Wohlegmuth v. 560 Ocean Club

Wohlegmuth v. 560 Ocean Club, 302 N.J. Super. 306, 695 A.2d 345 (App.Div.1997) the suit was brought against a partnership and an employee of the partnership who was not a partner. The plaintiff purported to serve the employee by mailing him the summons and complaint by both regular and certified mail, apparently directed to him at his residence, and by causing a process server to deliver the documents to a secretary employed by the partnership at its regular place of business. No answers were filed and a default judgment was entered against both the partnership and the employee. A judgment creditor successfully executed against property of the employee. Only the employee appealed.
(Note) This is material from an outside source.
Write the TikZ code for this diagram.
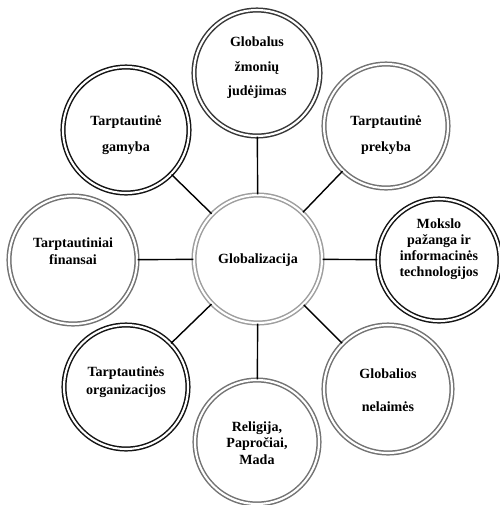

The defendant had actual notice of the suit, but neither of the methods of service which were used complied with the applicable rules for obtaining in personam jurisdiction. The Court declared that there was no "affirmative duty on the part of a party who was improperly served to take any protective action" unless his "conduct after being notified of the action . . . estops the defendant from challenging the service of process." Id. at 311, 695 A.2d 345. Citing Garza v. Paone, 44 N.J. Super. 553, 131 A.2d 32 (App.Div.1957), for the proposition that a default judgment entered without proper service was "absolutely void and of no legal effect for any purpose," we held that, unless laches or estoppel intervened, the defective process would void the default judgment and the funds secured by execution would have to be returned. Id. at 313-14, 695 A.2d 345.